1. in den letzten 2 Jahren zuvor kein Fahrverbot verhängt wurde und

2. Missbrauch dahingehend ausgeschlossen werden sollte, dass der auf diese Weise begünstigte Betroffene keine 2 Fahrverbote zusammenlegen dürfe.

Der Gesetzgeber hat sich in den Fällen, in denen er die Gewährung eines Voll-streckungsaufschubes für angezeigt hält, also letztlich bewusst für eine Addition von Fahrverbotsfristen entschieden. Wenn der Gesetzgeber demgegenüber in den Mischfällen eine Parallelvollstreckung hätte ermöglichen wollen, hätte es nahegelegen, § 25 Abs. 2a Satz 2 StVG ausdrücklich auf die Fälle der Zubilligung der 4‑Monatsfrist zu beschränken, indem § 25 Abs. 2a Satz 2 StVG beispielsweise wie folgt formuliert worden wäre: „Werden gegen den Betroffenen weitere Fahrverbote im Sinne des S. 1 rechtskräftig verhängt, so sind die Fahrverbotsfristen nacheinander in der Reihenfolge der Rechtskraft der Bußgeldentscheidungen zu berechnen“. Eine solche Formulierung hat der Gesetzgeber aber gerade nicht gewählt. Da zudem unterstellt werden kann, dass dem Gesetzgeber die o.g. Auffassung der Bundesregierung, die eine Addition von Fahrverbotsfristen grundsätzlich ablehnte, bei der Entschließung zur Einfügung des § 25 Abs. 2a Satz 2 StVG bekannt gewesen ist, spricht auch dies dafür, dass eine einschränkende Fassung des § 25 Abs. 2a Satz 2 StVG nicht beabsichtigt war.

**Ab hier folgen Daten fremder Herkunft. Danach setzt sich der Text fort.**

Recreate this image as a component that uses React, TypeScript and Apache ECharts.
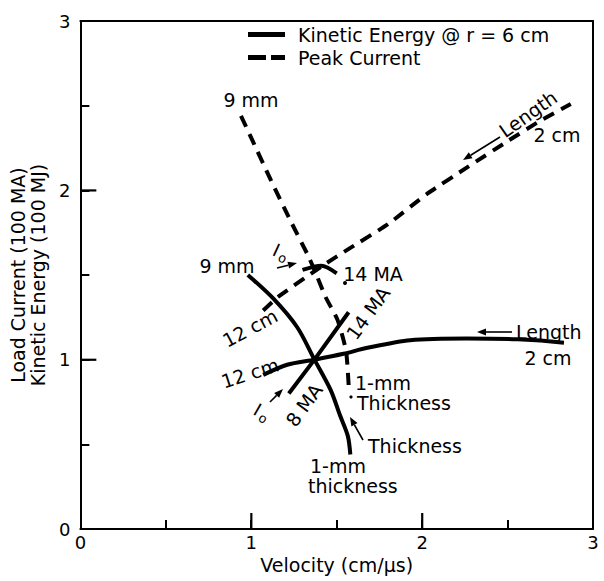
import React, { useEffect, useRef } from 'react';
import * as echarts from 'echarts';

// ---- data (x = velocity cm/µs, y = 100 MA / 100 MJ) ----
const KE_NAME = 'Kinetic Energy @ r = 6 cm';
const PC_NAME = 'Peak Current';

const keThickness: number[][] = [
  [0.98, 1.5], [1.13, 1.36], [1.27, 1.19], [1.37, 1.0], [1.465, 0.82],
  [1.52, 0.67], [1.565, 0.55], [1.58, 0.44],
];
const keLength: number[][] = [
  [1.07, 0.91], [1.21, 0.97], [1.37, 1.0], [1.54, 1.035], [1.68, 1.07],
  [1.93, 1.115], [2.26, 1.125], [2.56, 1.12], [2.83, 1.1],
];
const keCurrent: number[][] = [[1.22, 0.8], [1.37, 1.0], [1.57, 1.28]];

const pcThickness: number[][] = [
  [0.94, 2.44], [1.0, 2.31], [1.115, 2.06], [1.23, 1.82], [1.33, 1.62],
  [1.37, 1.53], [1.435, 1.37], [1.505, 1.235], [1.555, 1.05], [1.57, 0.85],
];
const pcLength: number[][] = [
  [1.07, 1.29], [1.156, 1.37], [1.41, 1.55], [1.58, 1.66], [1.8, 1.8],
  [2.03, 1.98], [2.27, 2.14], [2.5, 2.29], [2.69, 2.41], [2.87, 2.51],
];
const pcCurrent: number[][] = [[1.3, 1.53], [1.41, 1.555], [1.5, 1.51]];

const xTickLabels = ['0', '1', '2', '3'];
const yTickLabels = ['0', '1', '2', '3'];
const xMajorTicks = [1, 2];
const yMajorTicks = [1, 2];

const FONT = '"DejaVu Sans", "Liberation Sans", Arial, sans-serif';
const DASH = [12, 8];

function txt(text: string, x: number, y: number, rotDeg = 0, align = 'center', size = 19) {
  return {
    type: 'text',
    x,
    y,
    z: 10,
    rotation: (rotDeg * Math.PI) / 180,
    style: { text, fill: '#000', fontSize: size, fontFamily: FONT, align, verticalAlign: 'middle' },
  };
}

function arrow(x1: number, y1: number, x2: number, y2: number) {
  const a = Math.atan2(y2 - y1, x2 - x1);
  const L = 9, W = 3.5;
  const bx = x2 - L * Math.cos(a), by = y2 - L * Math.sin(a);
  const nx = -Math.sin(a), ny = Math.cos(a);
  return [
    { type: 'line', z: 10, shape: { x1, y1, x2: bx, y2: by }, style: { stroke: '#000', lineWidth: 1.6 } },
    {
      type: 'polygon',
      z: 10,
      shape: { points: [[x2, y2], [bx + W * nx, by + W * ny], [bx - W * nx, by - W * ny]] },
      style: { fill: '#000' },
    },
  ];
}

function izero(x: number, y: number, rotDeg: number) {
  return {
    type: 'group',
    x,
    y,
    z: 10,
    rotation: (rotDeg * Math.PI) / 180,
    children: [
      { type: 'text', x: -5, y: 0, style: { text: 'I', fill: '#000', fontSize: 18, fontFamily: FONT, align: 'center', verticalAlign: 'middle' } },
      { type: 'text', x: 4, y: 5, style: { text: 'o', fill: '#000', fontSize: 13, fontFamily: FONT, align: 'center', verticalAlign: 'middle' } },
    ],
  };
}

function lineSeries(name: string, data: number[][], dashed: boolean, smooth: number) {
  return {
    type: 'line',
    name,
    data,
    smooth,
    symbol: 'none',
    silent: true,
    lineStyle: { color: '#000', width: 4, type: dashed ? DASH : 'solid', cap: 'butt' },
    itemStyle: { color: '#000' },
  };
}

// whole-unit long ticks as filled bars, positioned through the axes' scales
function tickSeries(values: number[], dir: 'x' | 'y') {
  return {
    type: 'custom',
    silent: true,
    clip: false,
    z: 8,
    data: values.map((v) => (dir === 'x' ? [v, 0] : [0, v])),
    renderItem: (_p: any, api: any) => {
      const c = api.coord([api.value(0), api.value(1)]);
      return {
        type: 'rect',
        shape: dir === 'x'
          ? { x: c[0] - 1, y: c[1] - 16, width: 2.2, height: 16 }
          : { x: c[0], y: c[1] - 1, width: 16, height: 2.2 },
        style: { fill: '#000' },
      };
    },
  };
}

const intLabel = (labels: string[]) => (v: number) =>
  Math.abs(v - Math.round(v)) < 1e-6 ? labels[Math.round(v)] ?? '' : '';

export default function App() {
  const ref = useRef<HTMLDivElement>(null);
  useEffect(() => {
    const chart = echarts.init(ref.current!, null, { renderer: 'svg' });
    const base = {
      type: 'value',
      min: 0,
      max: 3,
      z: 5,
      splitLine: { show: false },
      minorTick: { show: false },
      minorSplitLine: { show: false },
    };
    const mainAxis = {
      ...base,
      interval: 0.5,
      axisLine: { show: true, onZero: false, lineStyle: { color: '#000', width: 2 } },
      axisTick: { show: true, inside: true, length: 9, lineStyle: { color: '#000', width: 2 } },
      nameLocation: 'middle',
      nameTextStyle: { color: '#000', fontSize: 19, fontFamily: FONT },
    };
    const borderAxis = {
      ...base,
      interval: 1,
      axisLine: { show: true, onZero: false, lineStyle: { color: '#000', width: 2 } },
      axisTick: { show: false },
      axisLabel: { show: false },
    };
    const option: any = {
      animation: false,
      backgroundColor: '#fff',
      grid: { left: 79, top: 21, width: 514, height: 508 },
      legend: {
        left: 243,
        top: 20,
        orient: 'vertical',
        itemWidth: 37,
        itemHeight: 5,
        itemGap: 4,
        selectedMode: false,
        data: [
          { name: KE_NAME, icon: 'path://M0,0H37V5H0Z', itemStyle: { color: '#000' } },
          { name: PC_NAME, icon: 'path://M0,0H18V5H0Z M23,0H37V5H23Z', itemStyle: { color: '#000' } },
        ],
        textStyle: { color: '#000', fontSize: 19, fontFamily: FONT, padding: [0, 0, 0, 8] },
      },
      xAxis: [
        {
          ...mainAxis,
          position: 'bottom',
          name: 'Velocity (cm/µs)',
          nameGap: 24,
          axisLabel: { color: '#000', fontSize: 18, fontFamily: FONT, margin: 4, formatter: intLabel(xTickLabels) },
        },
        { ...borderAxis, position: 'top' },
      ],
      yAxis: [
        {
          ...mainAxis,
          position: 'left',
          name: 'Load Current (100 MA)\nKinetic Energy (100 MJ)',
          nameGap: 26,
          nameTextStyle: { color: '#000', fontSize: 19, fontFamily: FONT, lineHeight: 20 },
          axisLabel: { color: '#000', fontSize: 18, fontFamily: FONT, margin: 10, formatter: intLabel(yTickLabels) },
        },
        { ...borderAxis, position: 'right' },
      ],
      series: [
        lineSeries(KE_NAME, keThickness, false, 0.3),
        lineSeries(KE_NAME, keLength, false, 0.3),
        lineSeries(KE_NAME, keCurrent, false, 0),
        lineSeries(PC_NAME, pcThickness, true, 0.2),
        lineSeries(PC_NAME, pcLength, true, 0.15),
        lineSeries(PC_NAME, pcCurrent, false, 0.3),
        tickSeries(xMajorTicks, 'x'),
        tickSeries(yMajorTicks, 'y'),
      ],
      graphic: [
        txt('9 mm', 251, 100),
        txt('9 mm', 227, 266),
        txt('12 cm', 250, 328, 28),
        txt('12 cm', 250, 373, 18),
        izero(281, 252, -25),
        ...arrow(277, 268, 297, 263),
        izero(262, 412, -30),
        ...arrow(270, 402, 283, 389),
        txt('14 MA', 373, 274),
        { type: 'circle', z: 10, shape: { cx: 345, cy: 283, r: 2 }, style: { fill: '#000' } },
        txt('14 MA', 368, 313, 54),
        txt('8 MA', 304, 405, 54),
        ...arrow(512, 332, 477, 332),
        txt('Length', 516, 332, 0, 'left'),
        txt('2 cm', 548, 358),
        txt('1-mm', 355, 383, 0, 'left'),
        { type: 'circle', z: 10, shape: { cx: 351, cy: 397, r: 1.6 }, style: { fill: '#000' } },
        txt('Thickness', 357, 403, 0, 'left'),
        ...arrow(363, 440, 350, 417),
        txt('Thickness', 368, 446, 0, 'left'),
        txt('1-mm', 310, 466, 0, 'left'),
        txt('thickness', 308, 486, 0, 'left'),
        txt('Length', 528, 114, 35),
        ...arrow(500, 137, 463, 160),
        txt('2 cm', 557, 135),
      ],
    };
    chart.setOption(option);
    return () => chart.dispose();
  }, []);
  return (
    <div
      ref={ref}
      style={{ position: 'fixed', left: 0, top: 0, width: 604, height: 581, background: '#fff' }}
    />
  );
}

b) Angesichts des nach Auffassung des Senats eindeutigen Wortlauts vermögen die Argumente, die gegen die Anwendung des § 25 Abs. 2a Satz 2 StVG in den sogenannten Mischfällen vorgebracht werden (vgl. Gübner in Burhoff, Handbuch f.d. straßenverkehrsrechtliche OWi-Verfahren, 3. Auflage, Rdnr. 1104 f.; Seutter, Die Parallelvollstreckung von Fahrverboten, DAR 2015, 428; Krumm, Parallelvollstreckung von Fahrverboten: So geht’s!, ZfSch 2013, 368), im Ergebnis nicht zu überzeugen. Denn auch wenn die hierfür vorgebrachten Begründungen grundsätzlich überwiegend nachvollziehbar und plausibel sind, treffen diese Begründungen letztlich auch auf die Fälle zu, in denen gegen einen Betroffenen mehrere Fahrverbote unter Gewährung der 4-Monatsfrist des § 25 Abs. 2a Satz 1 StVG verhängt werden und bei denen die Anschlussvollstreckung unstreitig ist. So wird beispielsweise auch in diesen Fällen ein „Ersttäter“ durch die Addition der Fahrverbote vermeintlich schlechter gestellt als ein „Wiederholungstäter“, der durch geschickte Einlegung von Rechtsmitteln bzw. deren Rücknahme zu einer Parallelvollstreckung von Fahrverboten gelangen kann.

Soweit für die Zulässigkeit der Parallelvollstreckung vereinzelt auch auf eine Entscheidung des Senats vom 27. Oktober 2009 (Az.: 3 Ss OWi 451/09,  NZV 2010, 159) abstellt wird, wird darauf hingewiesen, dass der Senat an dieser Rechtsprechung nicht mehr festhält (vgl. Senat, Beschluss vom 30. April 2015 – 3 RBs 116/15, BeckRS 2015, 12204).

Sollte der Gesetzgeber angesichts dieser vom Senat geäußerten Rechtsauffassung zu der Überzeugung gelangen, mit der Regelung in § 25 Abs. 2a Satz 2 StVG über das von ihm verfolgte Ziel „hinausgeschossen“ zu sein, ist es ihm unbenommen, den Gesetzestext entsprechend anzupassen.